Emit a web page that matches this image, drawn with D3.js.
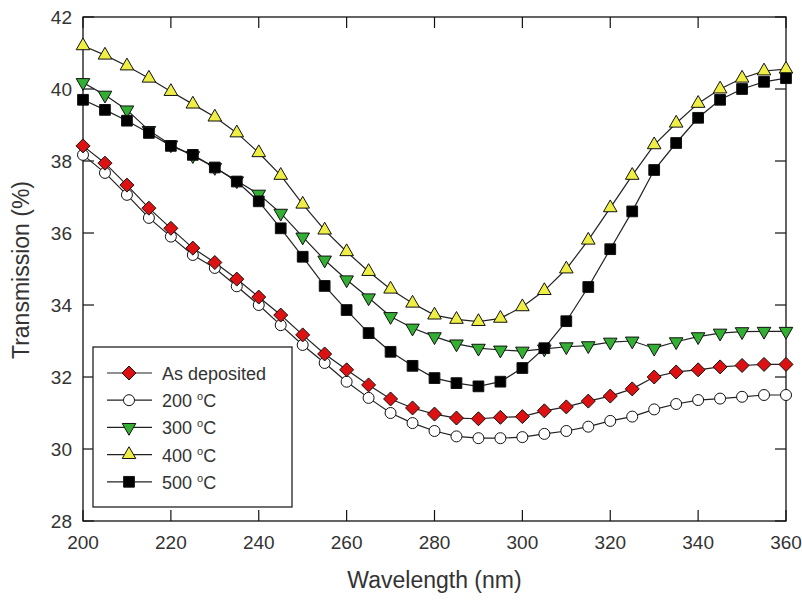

--

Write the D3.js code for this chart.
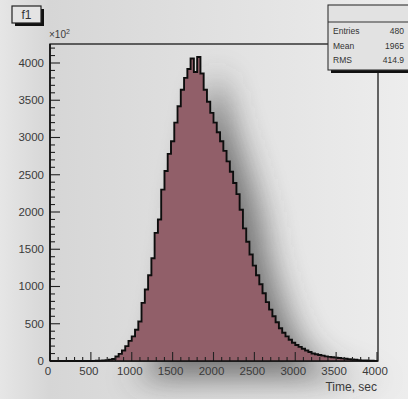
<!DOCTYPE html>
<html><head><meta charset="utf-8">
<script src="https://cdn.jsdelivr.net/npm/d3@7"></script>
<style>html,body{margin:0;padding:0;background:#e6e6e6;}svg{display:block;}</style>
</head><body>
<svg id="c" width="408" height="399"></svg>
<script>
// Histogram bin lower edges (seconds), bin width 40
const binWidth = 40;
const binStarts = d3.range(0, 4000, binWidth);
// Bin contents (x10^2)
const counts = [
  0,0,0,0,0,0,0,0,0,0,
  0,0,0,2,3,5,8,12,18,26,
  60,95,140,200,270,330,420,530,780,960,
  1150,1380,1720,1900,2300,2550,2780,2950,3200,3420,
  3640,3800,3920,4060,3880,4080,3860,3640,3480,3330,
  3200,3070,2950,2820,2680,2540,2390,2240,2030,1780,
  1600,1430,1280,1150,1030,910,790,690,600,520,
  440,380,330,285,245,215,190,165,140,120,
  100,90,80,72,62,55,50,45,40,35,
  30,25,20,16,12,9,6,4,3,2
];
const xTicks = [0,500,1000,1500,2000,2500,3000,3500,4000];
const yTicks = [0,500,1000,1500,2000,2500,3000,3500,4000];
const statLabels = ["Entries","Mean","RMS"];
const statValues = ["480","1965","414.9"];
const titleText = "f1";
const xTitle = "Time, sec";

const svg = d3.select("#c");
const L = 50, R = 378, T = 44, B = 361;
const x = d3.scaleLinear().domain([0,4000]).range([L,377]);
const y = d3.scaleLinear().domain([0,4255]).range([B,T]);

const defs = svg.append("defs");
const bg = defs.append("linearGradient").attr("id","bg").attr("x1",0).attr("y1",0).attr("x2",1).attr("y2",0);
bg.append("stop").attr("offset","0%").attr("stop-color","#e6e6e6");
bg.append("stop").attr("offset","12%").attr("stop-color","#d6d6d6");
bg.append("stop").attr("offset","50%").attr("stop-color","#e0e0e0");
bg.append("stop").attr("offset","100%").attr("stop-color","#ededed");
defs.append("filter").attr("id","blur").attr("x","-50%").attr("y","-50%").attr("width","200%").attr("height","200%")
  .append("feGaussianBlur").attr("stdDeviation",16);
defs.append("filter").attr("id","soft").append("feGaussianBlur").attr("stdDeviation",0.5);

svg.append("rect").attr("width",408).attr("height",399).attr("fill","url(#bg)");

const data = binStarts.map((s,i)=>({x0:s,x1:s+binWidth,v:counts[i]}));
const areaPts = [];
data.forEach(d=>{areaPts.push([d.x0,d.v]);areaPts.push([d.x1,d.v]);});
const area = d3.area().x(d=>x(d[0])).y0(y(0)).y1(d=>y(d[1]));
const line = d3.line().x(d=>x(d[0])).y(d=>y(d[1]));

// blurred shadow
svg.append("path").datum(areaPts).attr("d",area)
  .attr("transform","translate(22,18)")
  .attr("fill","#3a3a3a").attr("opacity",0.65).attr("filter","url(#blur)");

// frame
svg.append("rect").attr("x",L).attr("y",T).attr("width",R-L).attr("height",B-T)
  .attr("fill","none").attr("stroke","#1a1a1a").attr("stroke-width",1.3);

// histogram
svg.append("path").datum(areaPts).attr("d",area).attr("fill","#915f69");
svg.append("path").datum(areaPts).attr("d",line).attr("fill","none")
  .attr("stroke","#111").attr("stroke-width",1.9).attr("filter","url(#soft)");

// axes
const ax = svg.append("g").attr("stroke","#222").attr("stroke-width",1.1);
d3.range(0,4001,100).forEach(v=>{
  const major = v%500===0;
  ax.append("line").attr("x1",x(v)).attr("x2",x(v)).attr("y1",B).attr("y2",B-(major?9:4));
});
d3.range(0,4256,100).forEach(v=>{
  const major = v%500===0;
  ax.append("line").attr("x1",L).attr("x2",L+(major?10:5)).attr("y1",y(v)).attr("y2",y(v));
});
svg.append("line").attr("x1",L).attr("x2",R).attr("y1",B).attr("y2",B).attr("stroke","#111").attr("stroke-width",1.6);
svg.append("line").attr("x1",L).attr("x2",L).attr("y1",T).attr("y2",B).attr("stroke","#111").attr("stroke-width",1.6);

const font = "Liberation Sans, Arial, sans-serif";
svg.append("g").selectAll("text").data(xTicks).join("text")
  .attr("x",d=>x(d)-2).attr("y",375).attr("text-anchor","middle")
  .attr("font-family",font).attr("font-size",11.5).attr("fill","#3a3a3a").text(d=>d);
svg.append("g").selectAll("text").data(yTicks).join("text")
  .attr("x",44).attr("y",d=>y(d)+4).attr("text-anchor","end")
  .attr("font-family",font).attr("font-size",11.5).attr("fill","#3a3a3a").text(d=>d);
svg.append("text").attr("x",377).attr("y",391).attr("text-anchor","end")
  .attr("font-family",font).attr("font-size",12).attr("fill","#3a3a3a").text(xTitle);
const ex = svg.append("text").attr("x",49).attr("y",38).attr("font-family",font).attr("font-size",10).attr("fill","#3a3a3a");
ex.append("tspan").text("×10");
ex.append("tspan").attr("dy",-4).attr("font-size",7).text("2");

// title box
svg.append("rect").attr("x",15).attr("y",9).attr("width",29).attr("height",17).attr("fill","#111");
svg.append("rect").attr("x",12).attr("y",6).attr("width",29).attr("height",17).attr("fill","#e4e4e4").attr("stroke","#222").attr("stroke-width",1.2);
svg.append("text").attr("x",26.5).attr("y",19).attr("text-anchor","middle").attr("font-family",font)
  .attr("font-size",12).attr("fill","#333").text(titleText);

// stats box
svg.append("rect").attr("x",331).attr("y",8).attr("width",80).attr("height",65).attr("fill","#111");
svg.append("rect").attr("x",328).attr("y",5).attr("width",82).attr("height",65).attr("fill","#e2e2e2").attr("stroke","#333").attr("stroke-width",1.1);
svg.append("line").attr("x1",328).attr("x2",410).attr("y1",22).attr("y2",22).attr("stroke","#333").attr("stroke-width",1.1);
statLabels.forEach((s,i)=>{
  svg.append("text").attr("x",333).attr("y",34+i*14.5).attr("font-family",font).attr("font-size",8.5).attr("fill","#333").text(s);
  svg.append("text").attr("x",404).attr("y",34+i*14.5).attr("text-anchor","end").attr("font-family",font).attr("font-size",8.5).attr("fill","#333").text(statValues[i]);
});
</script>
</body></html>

Work to be completed –
Make an exact copy of the lines from the one with "Write the D3.js code for this chart." through the one with "const y = d3.scaleLinear().domain([0,4255]).range([B,T]);", both ends in, and nothing else. Drop every picture.

Result –
Write the D3.js code for this chart.
<!DOCTYPE html>
<html><head><meta charset="utf-8">
<script src="https://cdn.jsdelivr.net/npm/d3@7"></script>
<style>html,body{margin:0;padding:0;background:#e6e6e6;}svg{display:block;}</style>
</head><body>
<svg id="c" width="408" height="399"></svg>
<script>
// Histogram bin lower edges (seconds), bin width 40
const binWidth = 40;
const binStarts = d3.range(0, 4000, binWidth);
// Bin contents (x10^2)
const counts = [
  0,0,0,0,0,0,0,0,0,0,
  0,0,0,2,3,5,8,12,18,26,
  60,95,140,200,270,330,420,530,780,960,
  1150,1380,1720,1900,2300,2550,2780,2950,3200,3420,
  3640,3800,3920,4060,3880,4080,3860,3640,3480,3330,
  3200,3070,2950,2820,2680,2540,2390,2240,2030,1780,
  1600,1430,1280,1150,1030,910,790,690,600,520,
  440,380,330,285,245,215,190,165,140,120,
  100,90,80,72,62,55,50,45,40,35,
  30,25,20,16,12,9,6,4,3,2
];
const xTicks = [0,500,1000,1500,2000,2500,3000,3500,4000];
const yTicks = [0,500,1000,1500,2000,2500,3000,3500,4000];
const statLabels = ["Entries","Mean","RMS"];
const statValues = ["480","1965","414.9"];
const titleText = "f1";
const xTitle = "Time, sec";

const svg = d3.select("#c");
const L = 50, R = 378, T = 44, B = 361;
const x = d3.scaleLinear().domain([0,4000]).range([L,377]);
const y = d3.scaleLinear().domain([0,4255]).range([B,T]);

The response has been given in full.